Dataset extract
# # #

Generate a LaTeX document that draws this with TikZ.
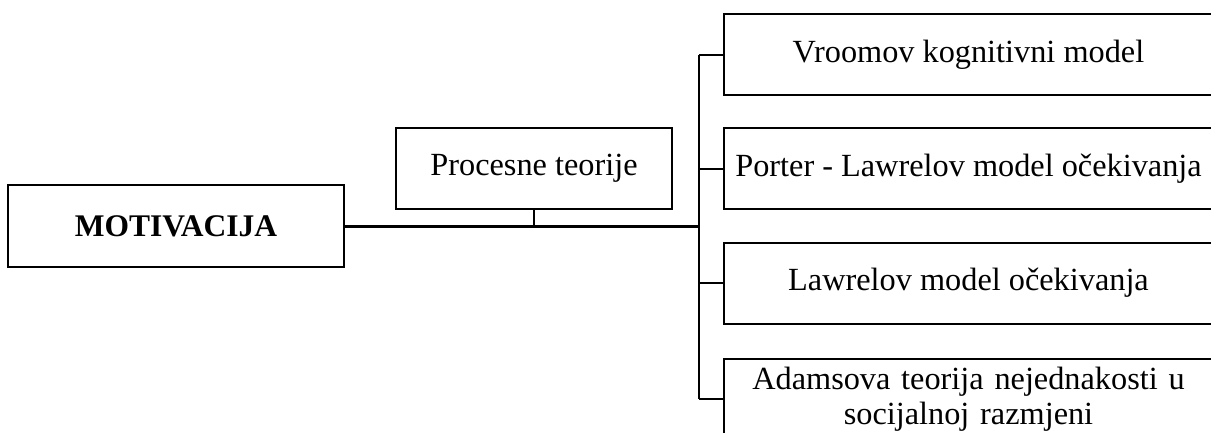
\documentclass[tikz,border=0pt]{standalone}
\usepackage{fontspec}
\setmainfont{Liberation Serif}
\begin{document}
\begin{tikzpicture}[x=1bp,y=-1bp,
  box/.style={draw=black, line width=2bp, inner sep=0pt, align=center, font=\fontsize{32.3bp}{35bp}\selectfont},
  conn/.style={draw=black, line width=2bp},
  mainconn/.style={draw=black, line width=3bp}]
\useasboundingbox (0,0) rectangle (1211,432);
\clip (0,0) rectangle (1211,432);
\node[box, minimum width=336bp, minimum height=82bp, font=\fontsize{31.5bp}{35bp}\selectfont\bfseries] (mot) at (176,226) {MOTIVACIJA};
\node[box, minimum width=276bp, minimum height=81bp] (proc) at (534,168.5) {Procesne teorije};
\node[box, minimum width=489bp, minimum height=81bp] (b1) at (968.5,54.5) {Vroomov kognitivni model};
\node[box, minimum width=489bp, minimum height=81bp] (b2) at (968.5,168.5) {Porter - Lawrelov model očekivanja};
\node[box, minimum width=489bp, minimum height=81bp] (b3) at (968.5,283) {Lawrelov model očekivanja};
\node[box, minimum width=489bp, minimum height=81bp, text width=480bp] (b4) at (968.5,399) {Adamsova teorija nejednakosti u\\ socijalnoj razmjeni};
\coordinate (bus) at (699,226);
\coordinate (stub) at (proc.south |- bus);
\draw[mainconn] (mot.east) -- (bus);
\draw[conn] (proc.south) -- (stub);
\draw[conn] (bus |- b1.west) -- (bus |- b4.west);
\draw[conn] (bus |- b1.west) -- (b1.west);
\draw[conn] (bus |- b2.west) -- (b2.west);
\draw[conn] (bus |- b3.west) -- (b3.west);
\draw[conn] (bus |- b4.west) -- (b4.west);
\end{tikzpicture}
\end{document}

# # #

Work to complete
Extract the full listing above verbatim; pictures are to be left out of the copy.

Solution to the problem
Generate a LaTeX document that draws this with TikZ.
\documentclass[tikz,border=0pt]{standalone}
\usepackage{fontspec}
\setmainfont{Liberation Serif}
\begin{document}
\begin{tikzpicture}[x=1bp,y=-1bp,
  box/.style={draw=black, line width=2bp, inner sep=0pt, align=center, font=\fontsize{32.3bp}{35bp}\selectfont},
  conn/.style={draw=black, line width=2bp},
  mainconn/.style={draw=black, line width=3bp}]
\useasboundingbox (0,0) rectangle (1211,432);
\clip (0,0) rectangle (1211,432);
\node[box, minimum width=336bp, minimum height=82bp, font=\fontsize{31.5bp}{35bp}\selectfont\bfseries] (mot) at (176,226) {MOTIVACIJA};
\node[box, minimum width=276bp, minimum height=81bp] (proc) at (534,168.5) {Procesne teorije};
\node[box, minimum width=489bp, minimum height=81bp] (b1) at (968.5,54.5) {Vroomov kognitivni model};
\node[box, minimum width=489bp, minimum height=81bp] (b2) at (968.5,168.5) {Porter - Lawrelov model očekivanja};
\node[box, minimum width=489bp, minimum height=81bp] (b3) at (968.5,283) {Lawrelov model očekivanja};
\node[box, minimum width=489bp, minimum height=81bp, text width=480bp] (b4) at (968.5,399) {Adamsova teorija nejednakosti u\\ socijalnoj razmjeni};
\coordinate (bus) at (699,226);
\coordinate (stub) at (proc.south |- bus);
\draw[mainconn] (mot.east) -- (bus);
\draw[conn] (proc.south) -- (stub);
\draw[conn] (bus |- b1.west) -- (bus |- b4.west);
\draw[conn] (bus |- b1.west) -- (b1.west);
\draw[conn] (bus |- b2.west) -- (b2.west);
\draw[conn] (bus |- b3.west) -- (b3.west);
\draw[conn] (bus |- b4.west) -- (b4.west);
\end{tikzpicture}
\end{document}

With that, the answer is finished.